In his remarks, Gitagama said the summit comes at a critical moment when the industry is at crossroads and has to introspect and determine the direction it seeks to take to remain relevant and useful to an increasingly impatient and skeptical audiences.

More than ever before, he said, the media that traditionally stood on a pedestal and appeared revered and untouchable has become the object of hate, mistrust and scorn.

“Media as an institution and the practitioners at large are consistently being lambasted often wrongly and more so by those whose sole interest is to derail us from our business of telling the truth. Their intention is to settle score and demolish our integrity and believability with the objective of intimidating us into inaction. But that does not worry me,” added Gitagama.

Journalists reeling under poor remuneration

Kenya Union of Journalists Secretary General Erick Oduor accused media houses of ignoring the suffering of journalists, whom he said are poorly remunerated yet they deserve decent jobs.

According to Oduor, a hungry and thirsty journalist is a threat to press freedom.

He accused employers of turning a blind eye to their suffering yet they generate billions in revenue and expressed concern over the redundancy spree witnessed in the industry in recent years.

“The industry is bleeding experience and quality. Media houses get billions from advertisers yet when that one comes, they do not go into the welfare of journalists,” he said.

He expressed concern that despite the union signing a collective bargaining agreement with media houses from which it draws its membership in February, it is yet to be implemented and is instead gathering dust on the shelves.

“We demand justice for journalists,” he said and called on editors and newsroom managers to organise an urgent meeting with the union to thrash out the issue, warning they may resort to strike action.
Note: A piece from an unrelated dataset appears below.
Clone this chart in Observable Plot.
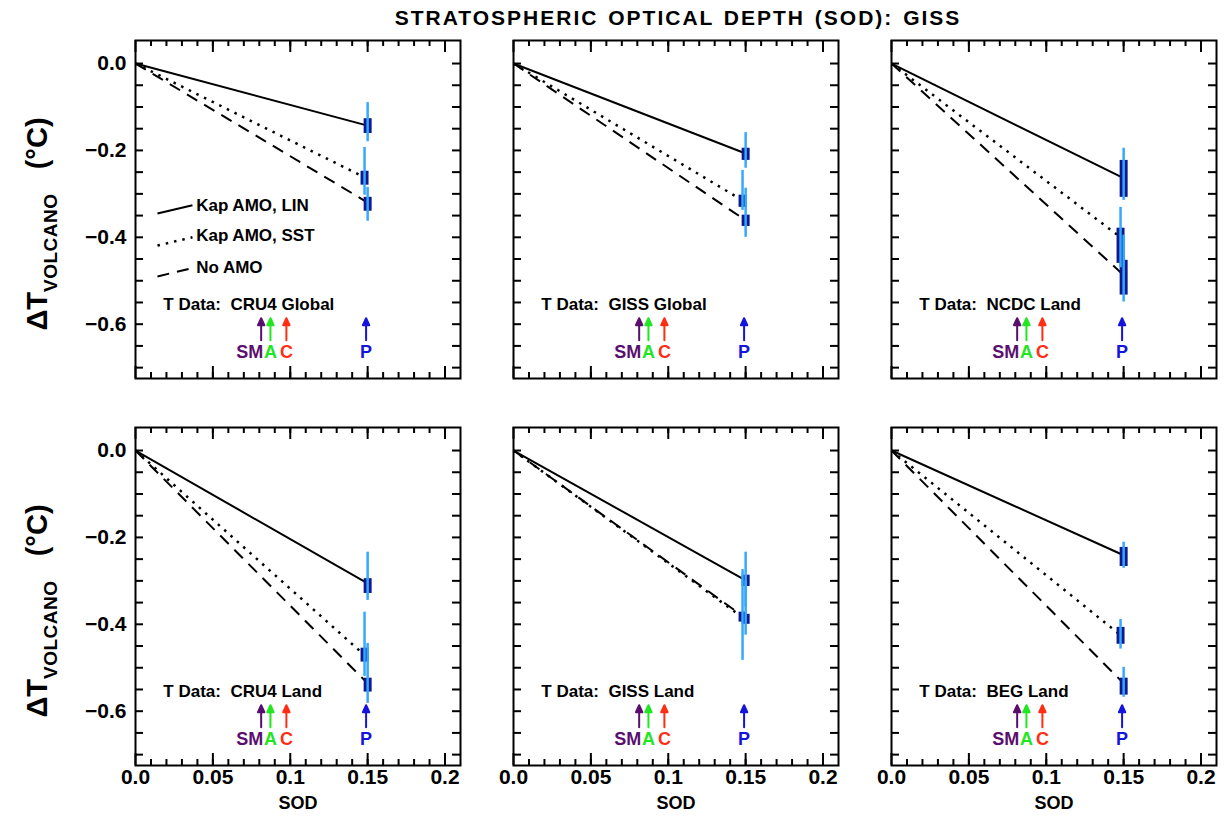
<!DOCTYPE html>
<html><head><meta charset="utf-8">
<script src="https://cdn.jsdelivr.net/npm/d3@7"></script>
<script src="https://cdn.jsdelivr.net/npm/@observablehq/plot@0.6"></script>
<style>
body{margin:0;background:#fff;}
#wrap{position:relative;width:1230px;height:825px;font-family:"Liberation Sans",Arial,sans-serif;overflow:hidden;}
#title{position:absolute;top:6px;left:678px;transform:translateX(-50%);font-weight:bold;font-size:21px;letter-spacing:2px;word-spacing:2px;white-space:nowrap;}
.ylab{position:absolute;transform:translate(-50%,-50%) rotate(-90deg);font-weight:bold;font-size:29px;white-space:nowrap;}
.ylab sub{font-size:19px;vertical-align:-10px;letter-spacing:0.5px;}
</style></head>
<body><div id="wrap">
<div id="title">STRATOSPHERIC OPTICAL DEPTH (SOD): GISS</div>
<div class="ylab" style="left:41px;top:224px">ΔT<sub>VOLCANO</sub>&nbsp;&nbsp;&nbsp;(°C)</div>
<div class="ylab" style="left:41px;top:611px">ΔT<sub>VOLCANO</sub>&nbsp;&nbsp;&nbsp;(°C)</div>
</div>
<script>
// ---- data ----
const panelNames = ["CRU4 Global", "GISS Global", "NCDC Land", "CRU4 Land", "GISS Land", "BEG Land"];
const seriesNames = ["Kap AMO, LIN", "Kap AMO, SST", "No AMO"];
const seriesSOD = [0.150, 0.148, 0.150];           // Pinatubo SOD (slightly offset for SST)
// end value of each fitted line (°C) per panel: [LIN, SST, No AMO]
const endValues = [
  [-0.143, -0.262, -0.320],
  [-0.207, -0.315, -0.361],
  [-0.264, -0.400, -0.487],
  [-0.306, -0.471, -0.536],
  [-0.299, -0.384, -0.386],
  [-0.241, -0.425, -0.536]
];
// dark-blue box range
const boxLow = [
  [-0.161, -0.280, -0.340],
  [-0.223, -0.331, -0.375],
  [-0.308, -0.460, -0.533],
  [-0.329, -0.487, -0.556],
  [-0.313, -0.395, -0.400],
  [-0.267, -0.446, -0.563]
];
const boxHigh = [
  [-0.127, -0.248, -0.308],
  [-0.195, -0.303, -0.349],
  [-0.223, -0.379, -0.453],
  [-0.295, -0.455, -0.524],
  [-0.287, -0.372, -0.377],
  [-0.223, -0.407, -0.524]
];
// light-blue whisker range
const whiskLow = [
  [-0.180, -0.303, -0.363],
  [-0.241, -0.338, -0.400],
  [-0.315, -0.470, -0.549],
  [-0.345, -0.520, -0.582],
  [-0.360, -0.483, -0.425],
  [-0.271, -0.457, -0.568]
];
const whiskHigh = [
  [-0.090, -0.193, -0.285],
  [-0.159, -0.246, -0.287],
  [-0.195, -0.331, -0.395],
  [-0.234, -0.372, -0.444],
  [-0.234, -0.274, -0.300],
  [-0.211, -0.389, -0.499]
];
const volcNames = ["SM", "A", "C", "P"];
const volcSOD = [0.0812, 0.0872, 0.0975, 0.1490];
const volcColors = ["#5a0f6e", "#22e622", "#ff2e12", "#1414dc"];
const xTickValues = [0, 0.05, 0.10, 0.15, 0.20];
const xTickLabels = ["0.0", "0.05", "0.1", "0.15", "0.2"];
const yTickValues = [0, -0.2, -0.4, -0.6];
const yTickLabels = ["0.0", "\u22120.2", "\u22120.4", "\u22120.6"];

// ---- layout ----
const W = 325, H = 338;
const panelLeft = [135, 513, 891];
const panelTop = [40, 427];
const dashes = [null, "2.5,6", "12,8"];
const widths = [2, 2.5, 2];
const xMinor = d3.range(1, 21).map(k => k / 100);
const yMinor = d3.range(0, 15).map(k => -k * 0.05);
const FONT = "Liberation Sans, Arial, sans-serif";
const wrap = document.getElementById("wrap");

// filled-head arrow shape for the volcano markers
const filledArrow = {
  draw(context, l) {
    context.moveTo(0, 0);
    context.lineTo(0, -l + 5);
    context.moveTo(-3.2, -l + 7);
    context.lineTo(0, -l);
    context.lineTo(3.2, -l + 7);
    context.closePath();
  }
};

panelNames.forEach((name, i) => {
  const col = i % 3, row = Math.floor(i / 3);
  const mL = col === 0 ? 62 : 10, mR = 12, mT = 10, mB = row === 1 ? 55 : 10;
  const marks = [];
  // fitted lines
  seriesNames.forEach((s, j) => {
    marks.push(Plot.link([{x1: 0, y1: 0, x2: seriesSOD[j], y2: endValues[i][j]}],
      {x1: "x1", y1: "y1", x2: "x2", y2: "y2", stroke: "black", strokeWidth: widths[j],
       strokeDasharray: dashes[j]}));
  });
  // error bars
  const bars = seriesNames.map((s, j) => ({x: seriesSOD[j], blo: boxLow[i][j], bhi: boxHigh[i][j],
    lo: whiskLow[i][j], hi: whiskHigh[i][j]}));
  marks.push(Plot.ruleX(bars, {x: "x", y1: "blo", y2: "bhi", stroke: "#0c1a8c", strokeWidth: 8}));
  marks.push(Plot.ruleX(bars, {x: "x", y1: "lo", y2: "hi", stroke: "#35a8ff", strokeWidth: 2.5}));
  // volcano arrows
  const volc = volcNames.map((v, k) => ({name: v, sod: volcSOD[k], color: volcColors[k]}));
  marks.push(Plot.vector(volc, {x: "sod", y: -0.637, length: 22, anchor: "start", shape: filledArrow,
    stroke: "color", fill: "color", strokeWidth: 2}));
  marks.push(Plot.text(volc.filter(d => d.name === "SM"), {x: "sod", y: -0.665, text: "name", fill: "color",
    textAnchor: "end", dx: 2, fontSize: 18, fontWeight: "bold"}));
  marks.push(Plot.text(volc.filter(d => d.name !== "SM"), {x: "sod", y: -0.665, text: "name", fill: "color",
    fontSize: 18, fontWeight: "bold"}));
  // dataset label
  marks.push(Plot.text(["T Data:  " + name], {x: 0.018, y: -0.555, text: d => d, textAnchor: "start",
    fontSize: 17, fontWeight: "bold", fill: "black"}));
  // legend (first panel only)
  if (i === 0) {
    const ly = [-0.326, -0.400, -0.471];
    const ty = [-0.326, -0.395, -0.469];
    seriesNames.forEach((s, j) => {
      marks.push(Plot.link([0], {x1: 0.0142, x2: 0.0368, y1: ly[j] - 0.019, y2: ly[j],
        stroke: "black", strokeWidth: widths[j], strokeDasharray: dashes[j]}));
      marks.push(Plot.text([s], {x: 0.0392, y: ty[j], text: d => d, textAnchor: "start",
        fontSize: 17, fontWeight: "bold"}));
    });
  }
  // ticks on all four sides, pointing inward
  const tk = {stroke: "black", strokeWidth: 2};
  marks.push(Plot.ruleX(xMinor, {x: d => d, insetTop: H - 6, ...tk}));
  marks.push(Plot.ruleX(xMinor, {x: d => d, insetBottom: H - 6, ...tk}));
  marks.push(Plot.ruleX(xTickValues, {x: d => d, insetTop: H - 12, ...tk}));
  marks.push(Plot.ruleX(xTickValues, {x: d => d, insetBottom: H - 12, ...tk}));
  marks.push(Plot.ruleY(yMinor, {y: d => d, insetRight: W - 8, ...tk}));
  marks.push(Plot.ruleY(yMinor, {y: d => d, insetLeft: W - 8, ...tk}));
  marks.push(Plot.frame({stroke: "black", strokeWidth: 2}));
  if (col === 0) {
    marks.push(Plot.text(yTickValues, {y: d => d, frameAnchor: "left", dx: -9, textAnchor: "end",
      text: (d, k) => yTickLabels[k], fontSize: 21, fontWeight: "bold"}));
  }
  if (row === 1) {
    marks.push(Plot.text(xTickValues, {x: d => d, frameAnchor: "bottom", dy: 18,
      text: (d, k) => xTickLabels[k], fontSize: 21, fontWeight: "bold"}));
    marks.push(Plot.text(["SOD"], {frameAnchor: "bottom", dy: 43, text: d => d, fontSize: 18, fontWeight: "bold"}));
  }
  const svg = Plot.plot({
    width: W + mL + mR, height: H + mT + mB,
    marginLeft: mL, marginRight: mR, marginTop: mT, marginBottom: mB,
    x: {domain: [0, 0.21], axis: null},
    y: {domain: [-0.725, 0.053], axis: null},
    color: {type: "identity"},
    style: {fontFamily: FONT, background: "transparent", overflow: "visible"},
    marks
  });
  svg.style.position = "absolute";
  svg.style.left = (panelLeft[col] - mL) + "px";
  svg.style.top = (panelTop[row] - mT) + "px";
  wrap.appendChild(svg);
});
</script>
</body></html>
Association of Media Women in Kenya (AMWIK) Executive Director Marceline Nyambala said the freedom of the media is being curtailed by self-censorship and regulation and threats.

Related: Boon for journalism as Editors Guild launches new magazine

She said that is why they formed the Kenya Media Sector Working Group to address safety of journalists.

According to Ms Nyambala, media owners are also interfering with editorial independence, including determining which guests would appear on talk shows and the nature of questions they would be asked.